This post is humbly submitted to the Shadowplay Late Show Blogathon. I have chosen to write about the final screen appearance of the wonderful Lillian Gish, but this movie is a late or last film for many of the people involved.
“Alas dear ladies, all of this is in the past.” Vincent Price’s elegant Mr Maranov delivers the sad news to his elderly neighbours Sarah Webber (Lillian Gish) and Libby Strong (Bette Davis). He is talking about his heyday, his rarefied life as a Russian noble, before the revolution, before the war, before the coming of sound. Lindsay Anderson’s The Whales of August (1987), announces itself with a whiff of sawdust, and nitrate. It’s a film based on a play, a very quiet and melancholy play, and it opens with something far too gentle to be called a flashback, a monochrome glimpse of three young girls with flowing hair and white dresses excitedly rushing to the shore to catch sight of the ocean’s summer visitors. A glimpse of the silent era, in tribute to the film’s iconic and beautiful star.
Do the whales come to Maine in August any more, now those young girls have lived a lifetime each, separated, and reunited to live in awkward interdependence? That constitutes this delicate movie’s only real note of suspense.
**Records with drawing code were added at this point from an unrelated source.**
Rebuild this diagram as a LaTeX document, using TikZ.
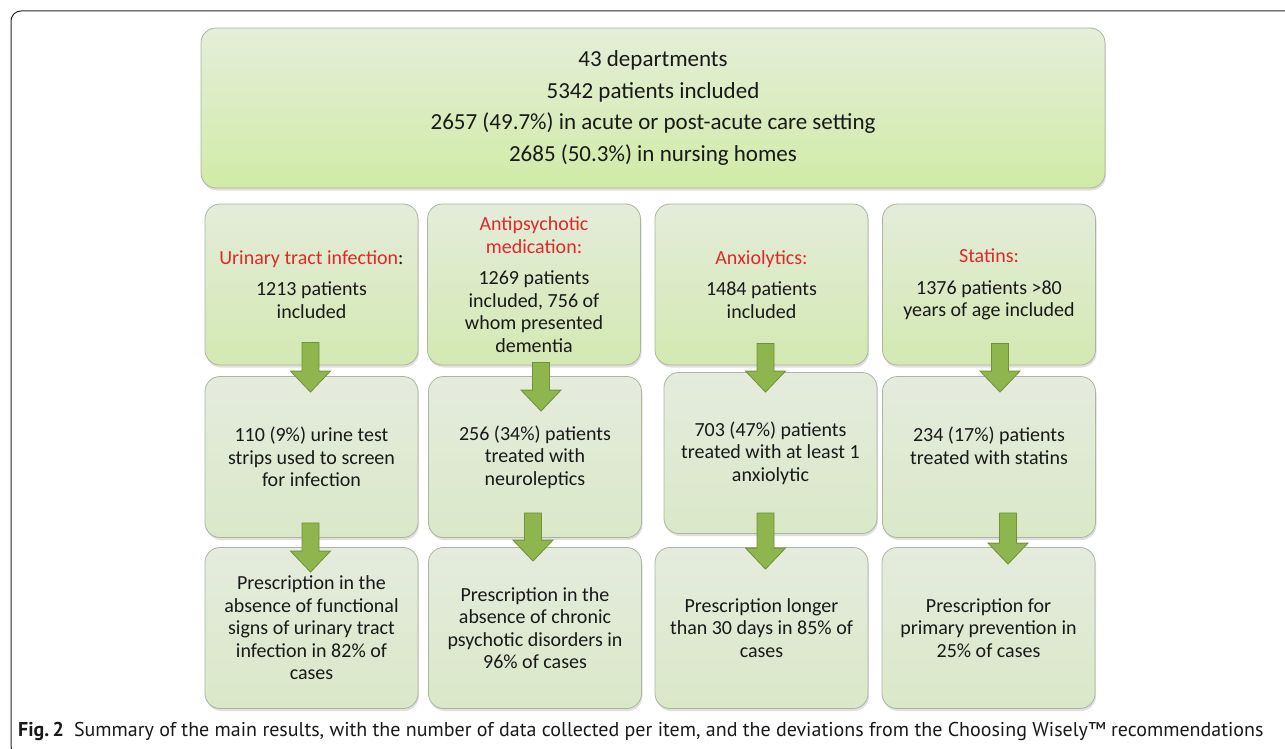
\documentclass[tikz,border=0pt]{standalone}
\usepackage{fontspec}
\setmainfont{Carlito}
\newfontfamily\capfont{PT Sans}
\usetikzlibrary{calc,shadows}
\definecolor{frameline}{RGB}{40,40,40}
\definecolor{boxline}{RGB}{172,180,162}
\definecolor{topgreen}{RGB}{229,238,218}
\definecolor{botgreen}{RGB}{208,235,166}
\definecolor{itemtop}{RGB}{228,236,218}
\definecolor{itembot}{RGB}{211,233,178}
\definecolor{paletop}{RGB}{229,235,222}
\definecolor{palebot}{RGB}{218,232,200}
\definecolor{arrowfill}{RGB}{143,181,78}
\definecolor{arrowline}{RGB}{112,146,58}
\definecolor{itemred}{RGB}{225,40,40}
\definecolor{bodytext}{RGB}{25,25,25}
\newcommand\colfont{\fontsize{20}{22.5}\selectfont}
\newcommand\totalfont{\fontsize{23}{31.5}\selectfont}
\newcommand\itemname[1]{{\color{itemred}#1}}
\newcommand\greenarrow[2]{%
    \path[flow arrow] let \p1=#1, \p2=#2 in
        (\x1-8.5pt,\y1) -- (\x1+8.5pt,\y1) -- (\x1+8.5pt,\y2+21pt) -- (\x1+20pt,\y2+21pt)
        -- (\x1,\y2) -- (\x1-20pt,\y2+21pt) -- (\x1-8.5pt,\y2+21pt) -- cycle;}
\tikzset{
    box/.style={draw=boxline, line width=0.8pt, rounded corners=15pt, align=center,
        text=bodytext, inner sep=4pt, minimum width=213pt, minimum height=161pt,
        drop shadow={shadow xshift=1pt, shadow yshift=-2.5pt, opacity=0.25}},
    item box/.style={box, top color=itemtop, bottom color=itembot, font=\colfont},
    result box/.style={box, top color=paletop, bottom color=palebot, font=\colfont},
    flow arrow/.style={fill=arrowfill, draw=arrowline, line width=0.8pt, line join=miter}
}
\begin{document}
\begin{tikzpicture}[x=1pt,y=-1pt]
    \useasboundingbox (0,0) rectangle (1285,749);
    \begin{scope}
        \clip (0,0) rectangle (1285,749);
        \draw[frameline, line width=1pt, rounded corners=10pt] (1300,11) -- (11,11) -- (11,756) -- (1300,756);
    \end{scope}

    \node[box, top color=topgreen, bottom color=botgreen, minimum width=904pt, minimum height=160pt, font=\totalfont] (total) at (653,108)
        {43 departments\\5342 patients included\\2657 (49.7\%) in acute or post-acute care setting\\2685 (50.3\%) in nursing homes};

    % items
    \node[item box] (UTI) at (311.5,284.5) {\itemname{Urinary tract infection}:\\[9pt]1213 patients\\included};
    \node[item box] (AP) at (534,284.5) {\itemname{Antipsychotic}\\\itemname{medication:}\\[9pt]1269 patients\\included, 756 of\\whom presented\\dementia};
    \node[item box] (AX) at (761.5,284.5) {\itemname{Anxiolytics:}\\[9pt]1484 patients\\included};
    \node[item box] (ST) at (989,284.5) {\itemname{Statins:}\\[9pt]1376 patients >80\\years of age included};

    % treated
    \node[result box] (UTI2) at (311.5,457) {110 (9\%) urine test\\strips used to screen\\for infection};
    \node[result box] (AP2) at (535,457) {256 (34\%) patients\\treated with\\neuroleptics};
    \node[result box] (AX2) at (770.5,453) {703 (47\%) patients\\treated with at least 1\\anxiolytic};
    \node[result box] (ST2) at (989,457) {234 (17\%) patients\\treated with statins\\\mbox{}};

    % deviations
    \node[result box] (UTI3) at (311.5,628) {Prescription in the\\absence of functional\\signs of urinary tract\\infection in 82\% of\\cases};
    \node[result box] (AP3) at (535,628) {Prescription in the\\absence of chronic\\psychotic disorders in\\96\% of cases};
    \node[result box] (AX3) at (761.5,628) {Prescription longer\\than 30 days in 85\% of\\cases};
    \node[result box] (ST3) at (988.5,628) {Prescription for\\primary prevention in\\25\% of cases};

    \greenarrow{([xshift=-1pt,yshift=23pt]UTI.south)}{([yshift=-16pt]UTI2.north)}
    \greenarrow{([xshift=7pt,yshift=3pt]AP.south)}{([yshift=-35pt]AP2.north)}
    \greenarrow{([xshift=4pt,yshift=22pt]AX.south)}{([yshift=-20pt]AX2.north)}
    \greenarrow{([xshift=11pt,yshift=22pt]ST.south)}{([yshift=-16pt]ST2.north)}
    \greenarrow{([xshift=-1pt,yshift=15pt]UTI2.south)}{([yshift=-25pt]UTI3.north)}
    \greenarrow{([xshift=-2pt,yshift=25pt]AP2.south)}{([yshift=-14pt]AP3.north)}
    \greenarrow{([xshift=-5pt,yshift=21pt]AX2.south)}{([yshift=-22pt]AX3.north)}
    \greenarrow{([xshift=19pt,yshift=25pt]ST2.south)}{([yshift=-17pt]ST3.north)}

    \node[anchor=base west, inner sep=0pt, text=bodytext, font=\capfont\fontsize{20}{22}\selectfont] (caption) at (18,736)
        {\textbf{Fig.\,2}\enspace Summary of the main results, with the number of data collected per item, and the deviations from the Choosing Wisely™ recommendations};
\end{tikzpicture}
\end{document}
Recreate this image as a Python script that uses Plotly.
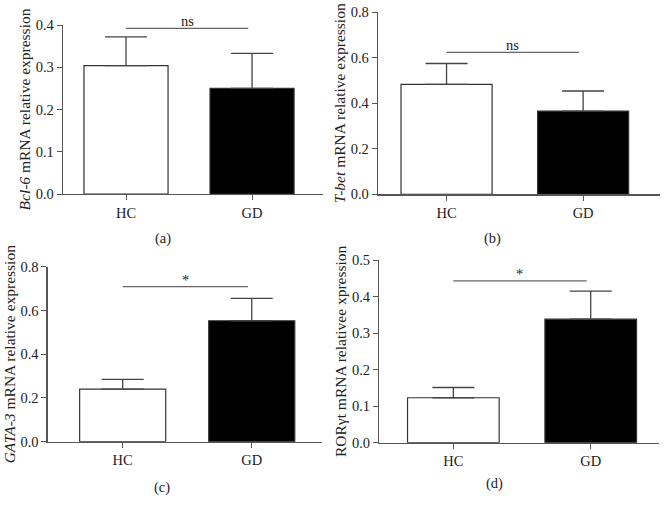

Sarah and Libby live the definition of a twilight existence, quietly in a house that is really a summer cottage, although it is early autumn, exposed on a grassy cliff. They brush their long white hair (Sarah’s a has a touch of blonde still, as she can’t quite resist letting Libby know) and dress for dinner in floral and powder-blue chiffon, and low-heeled pumps. It’s a beautiful spot, Cliff Island in Maine, where each evening they can “dine by moonlight” when the twilight floods their parlour. A picture window would make the most of that sumptuous view, and a friendly handyman neighbour (not Price, no fear) offers to install one for the ladies. Libby has doubts, though. Aren’t they too old to make changes? And besides, although she doesn’t like to mention it, Libby is blind. She can no longer see the whales, whenever they may or may not arrive.
Gish was 93 when she made The Whales of August, but preternaturally youthful, in the unique way of a waif who barely grew up. She plays a widow who mourns her soldier husband, and patiently takes care of cantankerous Libby, her older sister (though Davis was 15 years younger, and had one more feature in her, despite the decades of chain-smoking). She lives resolutely in the present, though, lobbying for that picture window and delighting in good food, fresh conversation, and the changing beauty of nature. She still believes the whales will return in August. Davis, who often seemed to delight in complaining about her co-stars, said it was a nightmare to work with Gish, who was all but entirely deaf. Anderson, inevitably, drew a different preference. Gish was an angel to direct, and rebellious Davis more of a headache. “Lillian’s first instinct is to try to give the director what he asks for. Her professional attitude comes from those days with DW Griffith. Bette tries to dismiss the director.” As such, they were perfectly cast as Sarah and Libby.